Biali learned she was expecting her son while touring as a back-up singer with Sting — an experience she calls “remarkable ... He’s an absolutely exemplary musician and a wonderful human being.” (He also took a personal interest in her pregnancy — once referring to her husband as “the father of MY baby.”)

Hired to perform on a companion DVD to Sting’s If on a Winter’s Night album, Biali found herself staying at his villa in Tuscany for several days.

“You can imagine they were just a dream. Hanging out and rehearsing with Sting for hours daily, going on walks of the grounds with him. It was so personal and wonderful.”

From there they flew to Durham Cathedral in England where the DVD was filmed, and afterward she joined him for concerts in the U.S. and Europe. They have kept in touch, and he was delighted when she brought her newborn to his show in Toronto.

“During intermission, he was just hanging out with the baby and was so excited about the little guy. He doesn’t forget who he works with.”

Biali sent him a copy of Tracing Light, “and he wrote me a lovely email while he was on tour in Australia.”

Despite having performed for much larger crowds at much larger venues, Biali says she is no less thrilled to lead her own group in a more intimate setting.
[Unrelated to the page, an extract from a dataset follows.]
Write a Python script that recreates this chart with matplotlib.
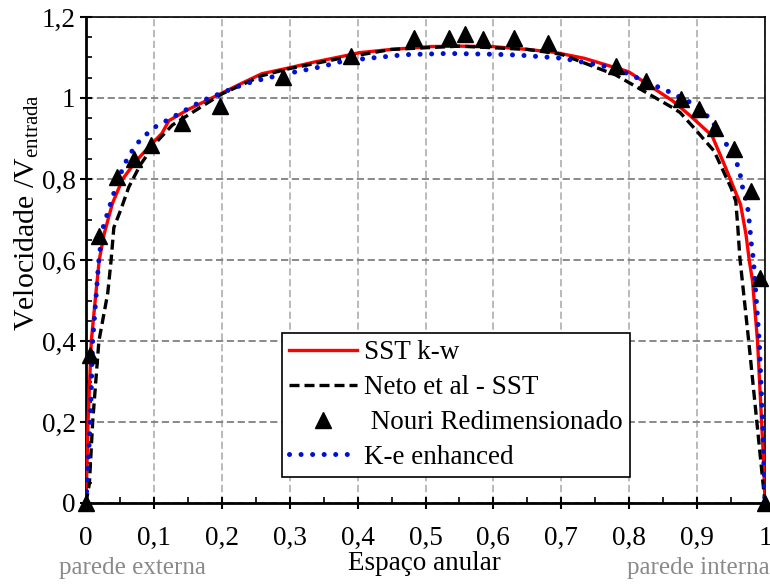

“It’s really exciting to have the opportunity to play a community like Nelson and such a beautiful theatre,” she says. “That to me is just as important as playing a stadium with Sting. People still want to know I can put on my own show.”

The Laila Biali Trio — including Larnell Lewis on drums and Adam Thomas on bass — appears at the Capitol Theatre on Saturday at 8 p.m. Tickets are $20 for adults and $16 for full-time students.